O número de eleitores que votaram nulo, branco ou que simplesmente não foram votar somaram 2 milhões de pessoas, maior que o total de votos do candidato vencedor.

Joaquín Piñero afirma que a esquerda não conseguiu estabelecer um diálogo com as classes populares. “Apesar de a campanha do Freixo ter conseguido empolgar uma grande parte da militância de esquerda e de ter avançado para regiões antes inacessíveis, ainda assim o diálogo com a maioria da população pobre é muito tímido”, destaca o dirigente do MST.

Crivella liderou nos bairros pobres da zona oeste. Teve votação expressiva principalmente em Campo Grande, onde alcançou 77% dos votos. O que deixa evidente a preferência das classes populares pelo candidato evangélico.

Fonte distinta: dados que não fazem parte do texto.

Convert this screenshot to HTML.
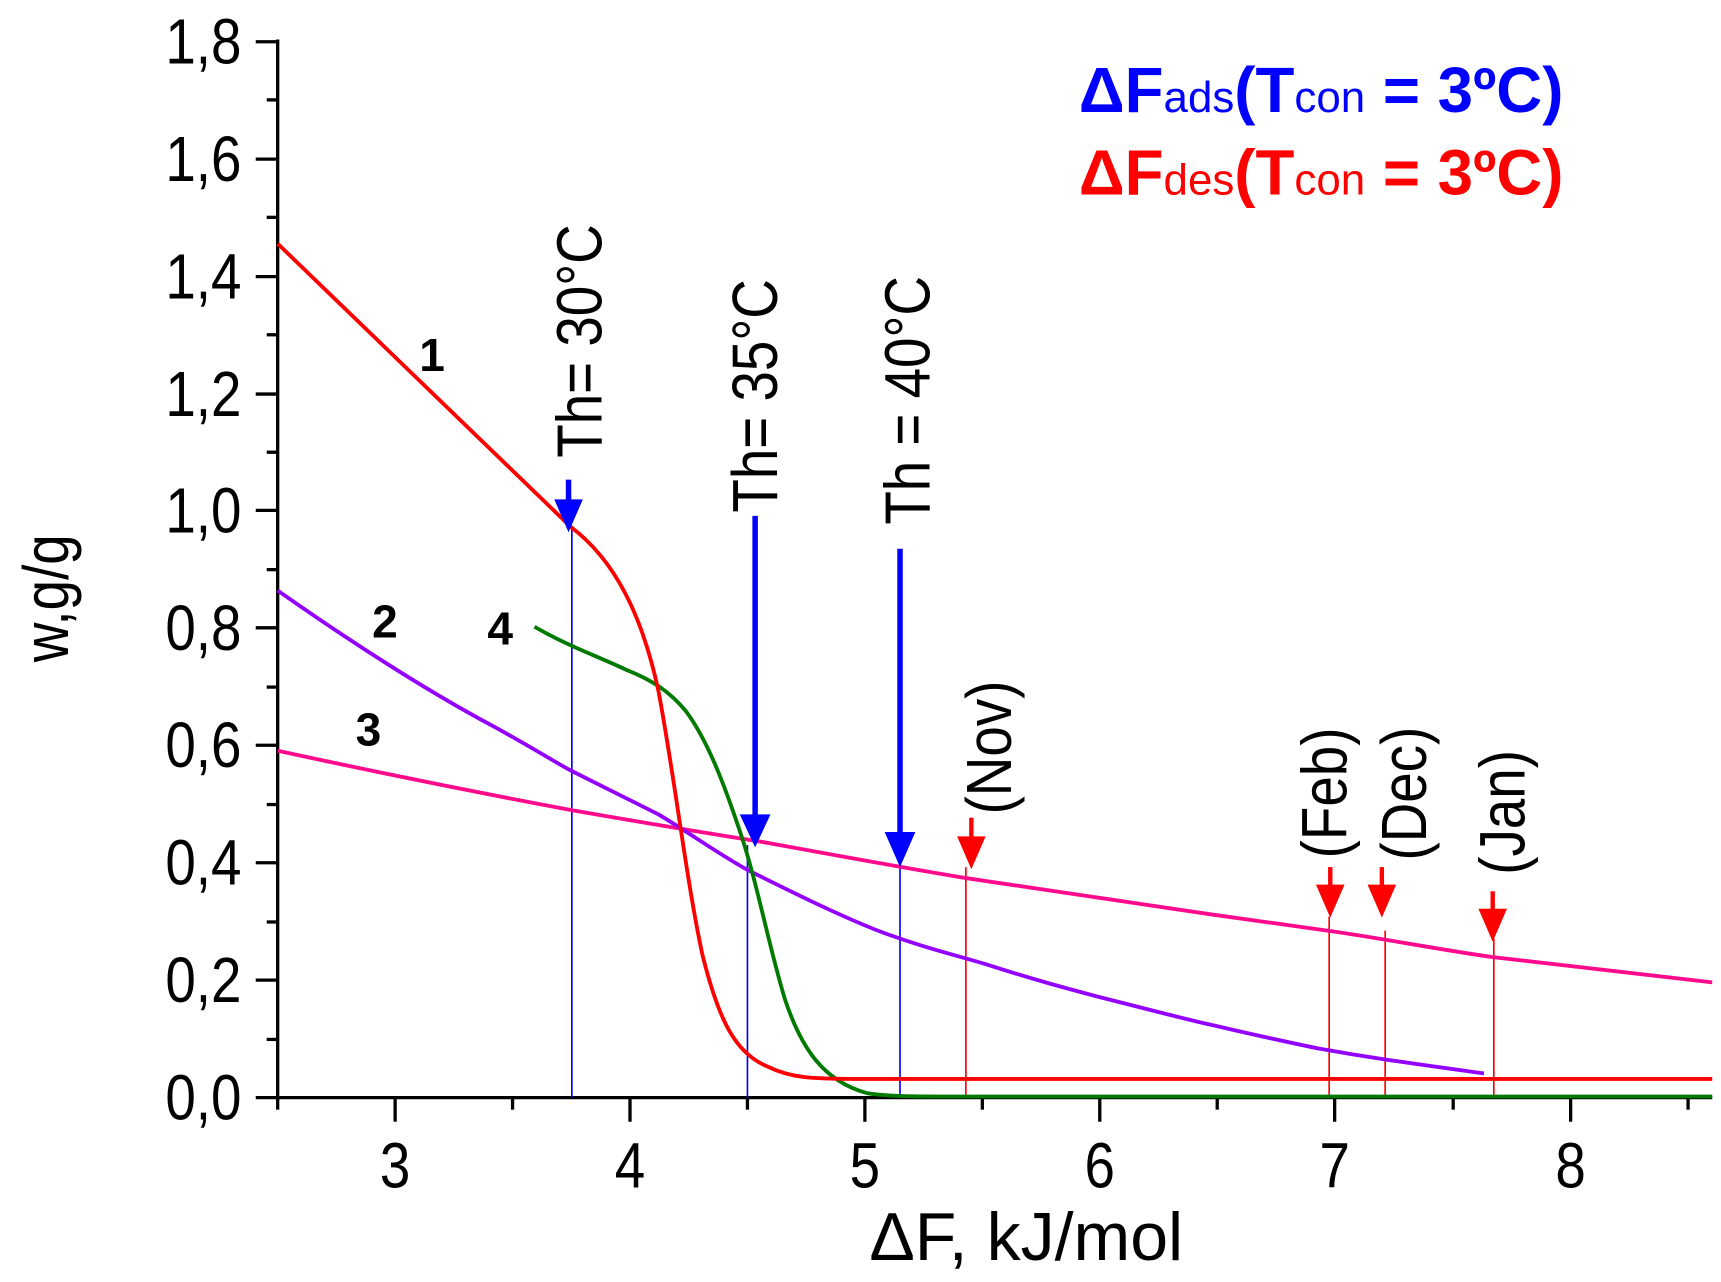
<!DOCTYPE html>
<html><head><style>html,body{margin:0;padding:0;background:#fff}svg{display:block}</style></head>
<body>
<svg width="1721" height="1282" viewBox="0 0 1568 1168" xmlns="http://www.w3.org/2000/svg" font-family="Liberation Sans, sans-serif">
<rect width="1568" height="1168" fill="#fff"/>
<g stroke="#000" stroke-width="3" fill="none">
<line x1="253" y1="36" x2="253" y2="1002"/>
<line x1="251" y1="1000" x2="1560" y2="1000"/>
</g>
<g stroke="#000" stroke-width="3">
<line x1="233" y1="1000" x2="253" y2="1000"/><line x1="243" y1="947" x2="253" y2="947"/>
<line x1="233" y1="893" x2="253" y2="893"/><line x1="243" y1="840" x2="253" y2="840"/>
<line x1="233" y1="786" x2="253" y2="786"/><line x1="243" y1="733" x2="253" y2="733"/>
<line x1="233" y1="679" x2="253" y2="679"/><line x1="243" y1="626" x2="253" y2="626"/>
<line x1="233" y1="572" x2="253" y2="572"/><line x1="243" y1="519" x2="253" y2="519"/>
<line x1="233" y1="465" x2="253" y2="465"/><line x1="243" y1="412" x2="253" y2="412"/>
<line x1="233" y1="359" x2="253" y2="359"/><line x1="243" y1="305" x2="253" y2="305"/>
<line x1="233" y1="252" x2="253" y2="252"/><line x1="243" y1="198" x2="253" y2="198"/>
<line x1="233" y1="145" x2="253" y2="145"/><line x1="243" y1="91" x2="253" y2="91"/>
<line x1="233" y1="38" x2="253" y2="38"/>
<line x1="360" y1="1000" x2="360" y2="1022"/><line x1="574" y1="1000" x2="574" y2="1022"/>
<line x1="788" y1="1000" x2="788" y2="1022"/><line x1="1002" y1="1000" x2="1002" y2="1022"/>
<line x1="1216" y1="1000" x2="1216" y2="1022"/><line x1="1431" y1="1000" x2="1431" y2="1022"/>
<line x1="253" y1="1000" x2="253" y2="1011"/><line x1="467" y1="1000" x2="467" y2="1011"/>
<line x1="681" y1="1000" x2="681" y2="1011"/><line x1="895" y1="1000" x2="895" y2="1011"/>
<line x1="1109" y1="1000" x2="1109" y2="1011"/><line x1="1324" y1="1000" x2="1324" y2="1011"/>
<line x1="1538" y1="1000" x2="1538" y2="1011"/>
</g>
<g font-size="58" text-anchor="end" fill="#000" transform="translate(220,0) scale(0.86,1)">
<text x="0" y="1020">0,0</text><text x="0" y="913">0,2</text><text x="0" y="806">0,4</text>
<text x="0" y="699">0,6</text><text x="0" y="592">0,8</text><text x="0" y="485">1,0</text>
<text x="0" y="379">1,2</text><text x="0" y="272">1,4</text><text x="0" y="165">1,6</text>
<text x="0" y="58">1,8</text>
</g>
<g font-size="58" text-anchor="middle" fill="#000">
<text transform="translate(360,1082) scale(0.86,1)">3</text><text transform="translate(574,1082) scale(0.86,1)">4</text>
<text transform="translate(788,1082) scale(0.86,1)">5</text><text transform="translate(1002,1082) scale(0.86,1)">6</text>
<text transform="translate(1216,1082) scale(0.86,1)">7</text><text transform="translate(1431,1082) scale(0.86,1)">8</text>
<text transform="translate(935,1148)" font-size="62">ΔF, kJ/mol</text>
<text transform="translate(62,545) rotate(-90) scale(0.86,1)">w,g/g</text>
</g>
<g stroke="#00f" stroke-width="1.5"><line x1="521" y1="480" x2="521" y2="1000"/><line x1="681" y1="770" x2="681" y2="1000"/><line x1="820" y1="790" x2="820" y2="1000"/></g>
<g stroke="#f00" stroke-width="1.5"><line x1="880" y1="790" x2="880" y2="1000"/><line x1="1211" y1="835" x2="1211" y2="1000"/><line x1="1262" y1="848" x2="1262" y2="1000"/><line x1="1361" y1="855" x2="1361" y2="1000"/></g>
<g fill="none" stroke-width="3.5" stroke-linejoin="round">
<path stroke="#ff0a8c" d="M253,684 C350,705 440,723 520,738 C600,752 650,760 700,768 C760,779 820,790 880,800 C1000,818 1100,833 1210,848 C1260,855 1310,865 1360,872 C1430,880 1500,888 1560,895"/>
<path stroke="#9400ff" d="M253,538 C320,585 390,630 450,662 C490,684 505,694 520,702 C560,722 570,727 600,742 C630,760 650,775 680,792 C720,812 760,832 800,848 C840,863 870,870 900,879 C940,892 970,900 1000,908 C1040,918 1070,926 1100,933 C1140,942 1170,949 1200,955 C1250,964 1280,968 1352,978"/>
<path stroke="#007a00" d="M487,571 C520,590 545,598 570,610 C595,620 610,630 625,648 C645,675 660,715 675,760 C690,805 700,860 715,910 C730,955 750,985 790,996 C810,999 830,999 860,999 L1560,999"/>
<path stroke="#f00" d="M253,222 L520,480 C560,510 585,560 600,630 C615,710 625,800 640,870 C655,930 670,960 700,972 C720,982 740,983 780,983 L1560,983"/>
</g>
<g stroke="#00f" stroke-width="5">
<line x1="518" y1="437" x2="518" y2="460"/><line x1="688" y1="470" x2="688" y2="745"/><line x1="820" y1="500" x2="820" y2="765"/>
</g>
<g fill="#00f"><polygon points="505,455 531,455 518,485"/><polygon points="674,742 702,742 688,772"/><polygon points="806,758 834,758 820,790"/></g>
<g stroke="#f00" stroke-width="4"><line x1="885" y1="745" x2="885" y2="765"/><line x1="1212" y1="790" x2="1212" y2="810"/><line x1="1259" y1="790" x2="1259" y2="810"/><line x1="1360" y1="812" x2="1360" y2="832"/></g>
<g fill="#f00"><polygon points="872,762 898,762 885,792"/><polygon points="1199,806 1225,806 1212,836"/><polygon points="1246,806 1272,806 1259,836"/><polygon points="1347,828 1373,828 1360,858"/></g>
<g font-size="58" fill="#000">
<text transform="translate(548,417) rotate(-90) scale(0.86,1)">Th= 30°C</text>
<text transform="translate(708,467) rotate(-90) scale(0.86,1)">Th= 35°C</text>
<text transform="translate(847,478) rotate(-90) scale(0.86,1)">Th = 40°C</text>
<text transform="translate(921,742) rotate(-90) scale(0.86,1)">(Nov)</text>
<text transform="translate(1227,782) rotate(-90) scale(0.86,1)">(Feb)</text>
<text transform="translate(1299,784) rotate(-90) scale(0.86,1)">(Dec)</text>
<text transform="translate(1389,797) rotate(-90) scale(0.86,1)">(Jan)</text>
</g>
<g font-size="42" font-weight="bold" fill="#000">
<text x="382" y="338">1</text><text x="339" y="581">2</text><text x="324" y="679">3</text><text x="444" y="587">4</text>
</g>
<text x="983" y="102" font-size="58" fill="#00f" font-weight="bold">ΔF<tspan font-size="40" font-weight="normal">ads</tspan>(T<tspan font-size="40" font-weight="normal">con</tspan> = 3ºC)</text>
<text x="983" y="177" font-size="58" fill="#f00" font-weight="bold">ΔF<tspan font-size="40" font-weight="normal">des</tspan>(T<tspan font-size="40" font-weight="normal">con</tspan> = 3ºC)</text>
</svg>
</body></html>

Já Marcelo Freixo venceu nas zonas de classe média, em bairros como Copacabana, Botafogo, Jardim Botânico e Laranjeiras, onde teve sua maior votação, com 67% dos votos.

Cenário nacional

A eleição do Rio também é um reflexo do cenário nacional das eleições municipais, que foram marcadas pelo avanço da direita e o retrocesso da esquerda.

“Em 2012 o PSDB governava 16 milhões de pessoas, e agora após a eleição municipal vai governar 34 milhões. Já o PT governava 27 milhões de pessoas e agora vai governar apenas 4 milhões”, afirma o sociólogo e professor da Universidade de São Paulo (USP), Wagner Iglecias.

Nesse contexto, a imprensa teve papel fundamental. Os erros da esquerda foram amplamente difundidos, enquanto a corrupção dos partidos de direita são minimizados diariamente. “Guardadas honrosas exceções, o total de televisões, rádios, jornais, portais e revistas falam mal do PT 24 horas por dia, 365 dias por ano. As denúncias de corrupção são sempre em destaque quando relativas ao PT e em notinhas de rodapé quando são dos demais partidos”, pondera Iglecias.